Os papéis se inverteram! Ao invés de Pedro orientar-se na vida pela palavra de
Jesus, achou-se no direito de “repreender Jesus”! “Por acaso dirá a argila
àquele que a molda: ‘Que estás fazendo? A tua obra não está completa!”? (Is
45,9). Não foram poucas as vezes – e nem o serão! – em que nós repreendemos
Deus por Ele não impedir a dor em nossa vida. A versão moderna da repreensão de
Pedro: “Deus não permita tal coisa!” é: ‘Deus criou você para ser feliz, para
vencer, para ser uma pessoa bem sucedida!’. Mas, será mesmo que a única razão
pela qual nascemos é para sermos felizes, entendendo felicidade como ausência
total de dor, de sofrimento e de morte? Deixemos Jesus responder...
“Vai para longe, satanás!” (Mt 16,23).
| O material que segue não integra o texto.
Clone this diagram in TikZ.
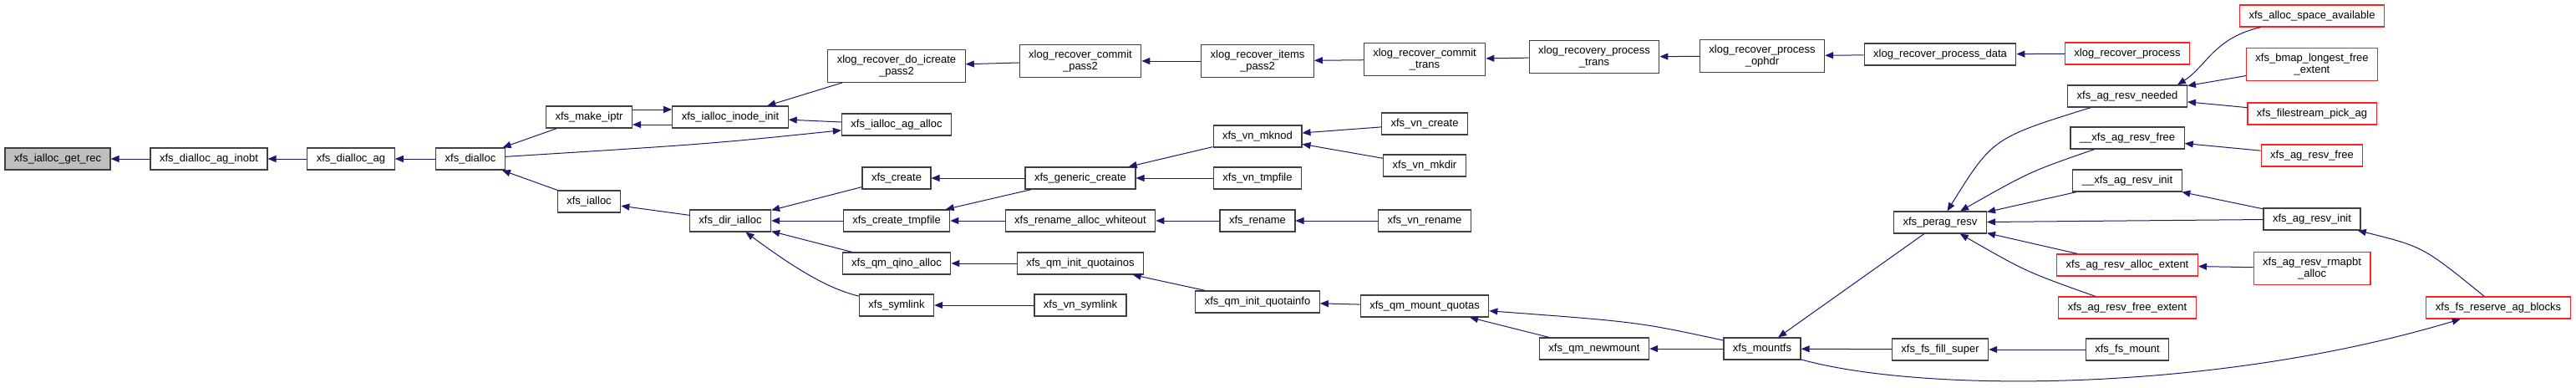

Segundo Jesus, toda pessoa que entende que a vida só vale a pena quando se pode ser feliz e não se tem que lidar com nenhum tipo de sofrimento, essa pessoa é satânica, diabólica, justamente porque o diabo é o pai da mentira, e a maior mentira que existe é fazer propaganda de uma vida em que não haja possiblidade alguma de dor ou de sofrimento. Portanto, tudo o que o mundo vende como promessa de felicidade constante e ausência de dor – remédio, tecnologia, igreja ou religião – é satânico, diabólico, porque mentiroso!
O grande erro de Pedro, e da maioria de nós, é este: “Tu não pensas as coisas de Deus, mas sim as coisas dos homens!” (Mt 16,23). Os homens entendem a vida como busca de prazer e de felicidade, vivendo em função de si mesmos, sem se importarem com os outros; Deus entende a vida como doação, como o abraçar uma tarefa em função do bem da humanidade, ainda que tal tarefa comporte algum tipo de dor, de sofrimento. A pergunta que move o ego do ser humano é: “Onde está a minha felicidade?”. A pergunta que move o coração de Deus é: “Onde está o teu irmão?” (Gn 4,9). Enquanto os homens entendem que a vida só vale a pena se não houver nela nenhum tipo de sofrimento, Deus entende que o sentido da vida está em você aprender a enfrentar o sofrimento que faz parte da sua vocação, isto é, da tarefa para a qual você nasceu: tornar a humanidade melhor com a sua própria existência.
Tenhamos consciência disso: o mundo em que vivemos nos colocou a todos debaixo da ditadura da felicidade, segundo a qual, você tem que estar feliz 24 horas por dia. Em nome dessa ditadura, os pais procuram agradar os filhos, ao invés de educá-los. Esses filhos, por sua vez, sendo constantemente poupados de frustração, se tornarão adultos incapazes de lidar com a vida, o que fará deles pessoas potencialmente suicidas. Tenhamos consciência de que a dor e o sofrimento nem sempre serão uma opção em nossa vida; opção será sempre a liberdade que temos de escolher como vamos lidar com eles. Enfim, tenhamos consciência do que acabou de nos dizer o apóstolo Paulo: “Não vos conformeis com o mundo, mas transformai-vos, renovando vossa maneira de pensar e de julgar, para que possais distinguir o que é da vontade de Deus” (Rm 12,2). A vontade de Deus não é que você sofra, mas que você não fuja do sofrimento que lhe cabe enfrentar como parte da sua história de vida; sobretudo, como consequência da sua fidelidade à verdade, à justiça e à sua própria vocação.